Now that's what I call a "pinup" Al, although Rita Hayworth still works better for me
I remember seeing her for the first time as a kid and thinking to myself..."wow, maybe girls aren't so bad after all!"...but I digress!
While we have yellow Mabuchis on our minds (howzat for a segue' ?)
I started my next little project yesterday. I got a package in the mail yesterday from Don Siegel in France with a bunch of Mabuchi 13UO stuff in it, including my favorite brand...K&B...I was partial to yellow as a kid
What was cool about this was that I haven't seen a 13UO in person in probably 40 years
Some details I had forgotten about these little critters, especially just how small they actually were/are. They're a bit smaller in height and width than the SCX RX42 motors and significantly shorter due to the SCX endbell being so blasted long. Next thing I forgot was that on the 13UO, the motor brushes actuall ran on metal on top and bottom unlike the earlier 16-sized Mabuchis that, before the FT16D had the brushes sitting right on the plastic of the endbell like the Russkit "22". There was a system of brush hoods made of formed metal not unlike a super cheap version of the later Mura design, but held by a single screw. The last thing I either forgot or never knew in the first place was that some of the 13UO's had a fixed can bushing (see the red example in the picture below). I thought they all had the caged or floating bushing like the FT16D motors. Like I said to Don, it goes to prove that what I don't know...or forgot...or both...
about vintage motors would fill a very large stadium. Anyway, here's what the smallest of the Mabuchis look like:
Don was kind enough to send me plenty of spares and parts to be able to experiment with in order to hopefully get a stronger rewound version of one of these that can live without vaporizing
Because I want to stay within the realm of "vaguely period correct", I'm not going to use a modern endbell even though there are probably some that would fit-up without too much difficulty. I'm also not going to use Mura hoods or really anything externally that purists might howl about since they came later on. This will naturally limit the wind, but with the right magnets, this little motor should be able to go up to where say a typical early 16D rewind was at...I think
The result will hopefully be a motor that can fit easily in the skinniest chassis/body and will also have a respectable power-to-weight ratio because the 13UO is pretty darned scrawney. I think this motor was really intended for home tracks (???), but we ran them as a kid on commercial tracks all the time. Hey...they were cheap, just like us!

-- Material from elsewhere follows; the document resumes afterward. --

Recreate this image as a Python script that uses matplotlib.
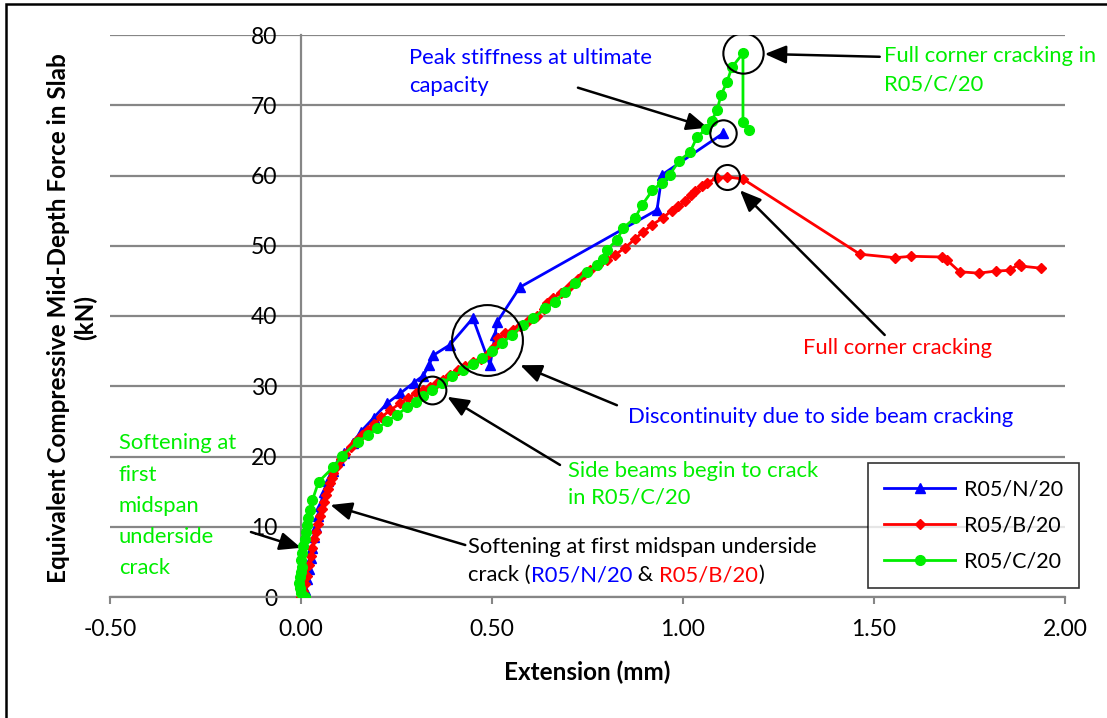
import matplotlib.pyplot as plt
import numpy as np

plt.rcParams['font.family'] = ['Lato', 'DejaVu Sans']

# R05/N/20
n_x = [0.005, 0.01, 0.015, 0.02, 0.025, 0.03, 0.035, 0.04, 0.045, 0.05, 0.06, 0.07, 0.085, 0.1, 0.112,
       0.135, 0.156, 0.19, 0.226, 0.26, 0.295, 0.32, 0.335, 0.346, 0.39, 0.45, 0.495, 0.508, 0.513,
       0.573, 0.932, 0.945, 1.105]
n_y = [0, 1, 2.5, 4, 5.5, 7, 8.5, 10, 11.5, 13, 15, 16.5, 18, 19.5, 20.5,
       21.9, 23.5, 25.5, 27.6, 29.0, 30.5, 31.5, 33.0, 34.4, 35.9, 39.7, 33.0, 37.3, 39.1,
       44.1, 55.1, 60.1, 66.0]

# R05/B/20
b_x = [0.0, 0.005, 0.01, 0.015, 0.02, 0.025, 0.03, 0.035, 0.04, 0.045, 0.05, 0.055, 0.06, 0.065, 0.07,
       0.075, 0.08, 0.085, 0.095, 0.105, 0.115, 0.13, 0.145, 0.16, 0.175, 0.19, 0.21, 0.234, 0.26,
       0.28, 0.30, 0.32, 0.339, 0.355, 0.372, 0.39, 0.41, 0.43, 0.45, 0.47, 0.49, 0.505, 0.515, 0.535,
       0.555, 0.574, 0.595, 0.618, 0.635, 0.645, 0.66, 0.68, 0.697, 0.71, 0.725, 0.74, 0.757, 0.778,
       0.80, 0.822, 0.848, 0.875, 0.896, 0.92, 0.948, 0.97, 0.987, 1.005, 1.02, 1.032, 1.05, 1.063,
       1.089, 1.115, 1.157, 1.463, 1.555, 1.598, 1.677, 1.69, 1.724, 1.774, 1.82, 1.855, 1.88, 1.886,
       1.938]
b_y = [0, 0.8, 1.8, 3, 4.5, 5.8, 7, 8.2, 9.3, 10.4, 11.5, 12.5, 13.5, 14.5, 15.4,
       16.2, 17, 17.7, 18.7, 19.6, 20.4, 21.3, 22.2, 23.0, 23.8, 24.6, 25.6, 26.6, 27.6,
       28.3, 29.0, 29.5, 29.9, 30.4, 30.9, 31.6, 32.3, 32.9, 33.4, 33.9, 34.6, 35.6, 36.8, 37.6,
       38.0, 38.6, 39.3, 40.0, 41.0, 41.8, 42.6, 43.3, 43.9, 44.6, 45.3, 46.0, 46.6, 47.3,
       48.0, 48.7, 49.7, 51.0, 52.0, 53.0, 54.0, 55.0, 55.6, 56.3, 57.2, 57.8, 58.5, 59.0,
       59.6, 59.8, 59.5, 48.8, 48.3, 48.5, 48.4, 48.0, 46.3, 46.1, 46.4, 46.5, 47.4, 47.1,
       46.8]

# R05/C/20
c_x = [0.005, 0.01, 0.0, -0.003, -0.004, -0.003, 0.0, 0.002, 0.0, 0.003, 0.006, 0.01, 0.013, 0.016,
       0.019, 0.023, 0.03, 0.046, 0.085, 0.108, 0.148, 0.175, 0.20, 0.225, 0.25, 0.278, 0.30, 0.32,
       0.344, 0.37, 0.395, 0.425, 0.45, 0.475, 0.50, 0.527, 0.553, 0.58, 0.608, 0.64, 0.665, 0.69,
       0.718, 0.749, 0.775, 0.79, 0.80, 0.827, 0.843, 0.875, 0.893, 0.92, 0.945, 0.965, 0.99, 1.018,
       1.037, 1.06, 1.075, 1.089, 1.10, 1.115, 1.128, 1.157, 1.157, 1.173]
c_y = [0, 0, 0.6, 1.3, 2.0, 2.8, 3.5, 4.3, 5.2, 6.2, 7.2, 8.2, 9.2, 10.2,
       11.2, 12.4, 13.8, 16.4, 18.5, 20.1, 22.1, 23.0, 24.0, 25.0, 25.9, 27.0, 27.8, 28.6,
       29.5, 30.4, 31.4, 32.3, 33.2, 34.0, 35.0, 36.2, 37.3, 38.7, 39.7, 41.1, 42.0, 43.4,
       44.7, 46.3, 47.2, 48.1, 49.4, 50.8, 52.5, 54.0, 55.8, 57.9, 59.0, 60.1, 62.1, 63.3,
       65.5, 66.6, 67.8, 69.3, 71.5, 73.3, 75.4, 77.4, 67.6, 66.5]

x_ticks = [-0.5, 0.0, 0.5, 1.0, 1.5, 2.0]
y_ticks = [0, 10, 20, 30, 40, 50, 60, 70, 80]

blue = '#0000ff'
red = '#ff0000'
green = '#00ee00'
grey = '#868686'

W, H = 1107, 718
fig = plt.figure(figsize=(W / 100, H / 100), dpi=100)
ax = fig.add_axes([110 / W, 1 - 597 / H, (1065 - 110) / W, (597 - 35) / H])

ax.plot(n_x, n_y, color=blue, lw=2, marker='^', ms=7.5, label='R05/N/20', zorder=3)
ax.plot(b_x, b_y, color=red, lw=2, marker='D', ms=5.5, label='R05/B/20', zorder=4)
ax.plot(c_x, c_y, color=green, lw=2, marker='o', ms=7, label='R05/C/20', zorder=5)

ax.set_xlim(-0.5, 2.0)
ax.set_ylim(0, 80)
ax.set_xticks(x_ticks)
ax.set_xticklabels(['%.2f' % v for v in x_ticks])
ax.set_yticks(y_ticks)
ax.set_yticklabels([str(v) for v in y_ticks])
ax.tick_params(axis='both', labelsize=16.5, colors=grey, labelcolor='black')
ax.tick_params(axis='x', length=5, width=1.5, pad=11)
ax.tick_params(axis='y', length=0, pad=17)

ax.grid(axis='y', color=grey, lw=1.6)
ax.set_axisbelow(True)
for s in ['top', 'right']:
    ax.spines[s].set_visible(False)
ax.spines['left'].set_position(('data', 0))
ax.spines['left'].set_color(grey)
ax.spines['left'].set_linewidth(1.6)
ax.spines['bottom'].set_color(grey)
ax.spines['bottom'].set_linewidth(1.6)

fig.text(587 / W, 1 - 672 / H, 'Extension (mm)', ha='center', va='center',
         fontsize=17.5, fontweight='bold')
fig.text(72 / W, 1 - 318 / H, 'Equivalent Compressive Mid-Depth Force in Slab\n(kN)',
         ha='center', va='center', rotation=90, fontsize=17.5, fontweight='bold',
         multialignment='center', linespacing=1.2)

leg = ax.legend(loc='upper left', bbox_to_anchor=(868 / W, 1 - 463 / H),
                bbox_transform=fig.transFigure, fontsize=15.5, frameon=True,
                fancybox=False, edgecolor='black', handlelength=3.3, labelspacing=0.75,
                borderpad=0.75, handletextpad=0.4, borderaxespad=0)
leg.get_frame().set_linewidth(1.2)

# circles around points of interest
circ = dict(marker='o', mfc='none', mec='black', mew=1.5, ls='none', zorder=6)
ax.plot(n_x[-1], n_y[-1], ms=19, **circ)
ax.plot(c_x[c_y.index(max(c_y))], max(c_y), ms=29, **circ)
ax.plot(b_x[b_y.index(max(b_y))], max(b_y), ms=18, **circ)
ax.plot(0.487, 36.6, ms=51, **circ)
ax.plot(0.344, 29.5, ms=20, **circ)

arrow = dict(arrowstyle='-|>,head_length=1.3,head_width=0.55', color='black', lw=1.8,
             shrinkA=0, shrinkB=0)
ax.annotate('', xy=(1.065, 66.8), xytext=(0.725, 72.5), arrowprops=arrow)
ax.annotate('', xy=(1.214, 77.3), xytext=(1.515, 76.9), arrowprops=arrow, annotation_clip=False)
ax.annotate('', xy=(1.149, 57.9), xytext=(1.528, 37.3), arrowprops=arrow)
ax.annotate('', xy=(0.574, 33.0), xytext=(0.827, 27.3), arrowprops=arrow)
ax.annotate('', xy=(0.383, 28.5), xytext=(0.678, 18.8), arrowprops=arrow)
ax.annotate('', xy=(0.077, 13.1), xytext=(0.43, 7.4), arrowprops=arrow)
ax.annotate('', xy=(0.0, 7.0), xytext=(-0.131, 9.25), arrowprops=arrow)

fs = 15.8
ax.text(0.284, 78.2, 'Peak stiffness at ultimate\ncapacity', color=blue, fontsize=fs,
        va='top', linespacing=1.55)
ax.text(1.525, 78.4, 'Full corner cracking in\nR05/C/20', color=green, fontsize=fs,
        va='top', linespacing=1.5, clip_on=False)
ax.text(1.314, 35.4, 'Full corner cracking', color=red, fontsize=fs, va='center')
ax.text(0.856, 25.6, 'Discontinuity due to side beam cracking', color=blue, fontsize=fs,
        va='center')
ax.text(0.70, 19.4, 'Side beams begin to crack\nin R05/C/20', color=green, fontsize=fs,
        va='top', linespacing=1.45)
ax.text(-0.477, 23.3, 'Softening at\nfirst\nmidspan\nunderside\ncrack', color=green,
        fontsize=fs, va='top', linespacing=1.7)

# two-line black note with coloured sample names
ax.text(0.438, 7.1, 'Softening at first midspan underside', color='black', fontsize=fs,
        va='center')
pieces = [('crack (', 'black'), ('R05/N/20', blue), (' & ', 'black'), ('R05/B/20', red),
          (')', 'black')]
fig.canvas.draw()
renderer = fig.canvas.get_renderer()
x_px = ax.transData.transform((0.438, 3.1))
for txt, col in pieces:
    t = fig.text(x_px[0] / W, x_px[1] / H, txt, color=col, fontsize=fs, va='center')
    bb = t.get_window_extent(renderer)
    x_px = (bb.x1, x_px[1])

# outer chart border
fig.patches.append(plt.Rectangle((6 / W, -0.1), 1.2, 1.1 - 4 / H, transform=fig.transFigure,
                                 fill=False, edgecolor='black', lw=1.8))

fig.savefig('out.png', dpi=100)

To start, I turned my attention to the can. The anemic magnets had to go of course because they barely would hold a note on a refridgerator
The can itself needed some TLC, so I stripped it and smoothed it a little and cleaned up the bushing carrier. Then I epoxied-in a set of magnets of unknown origin from a box of assorted "stuff" I've accumulated. I have no clue where they came from originally, but they are ceramics so they are at least not of a soooper modern material. They needed trimming top and bottom and at their tips and are a bit thicker than the Mabuchi magnets, but the stack of the new arm can be polished-down a little to open up the airgap so I wasn't too worried about that. Anyway, after a first coat of yellow and with the new magnets installed, the little guy looks like this:
The new magnets read somewhere around 900 on my meter. They won't pull nails from oak, but that's several orders of magnitude stronger (at least!) than what was in there for sure. I'll slightly rough-up the paint and give it a final coat before assembly, but at least for now, one piece of the 13UO puzzle is in place.
Next up, I have to figure out what to do with the endbell. Real estate is really limited on these things, but some quick and dirty eyeballing makes me think that FT26D brush tubes with some sort of FT16D hoods modified might just work. The 13UO endbell itself is on two levels to make the bizarre-o brush hardware work, so I have to first file the surface of the endbell down flat and then groove both sides for the FT26D brush tubes to sit down in...but I'm getting ahead of myself and the "plan" (such as it is anyway
) could change when I sctually start wrecking...er..."modifying" things. Thank goodness Don sent extra stuff!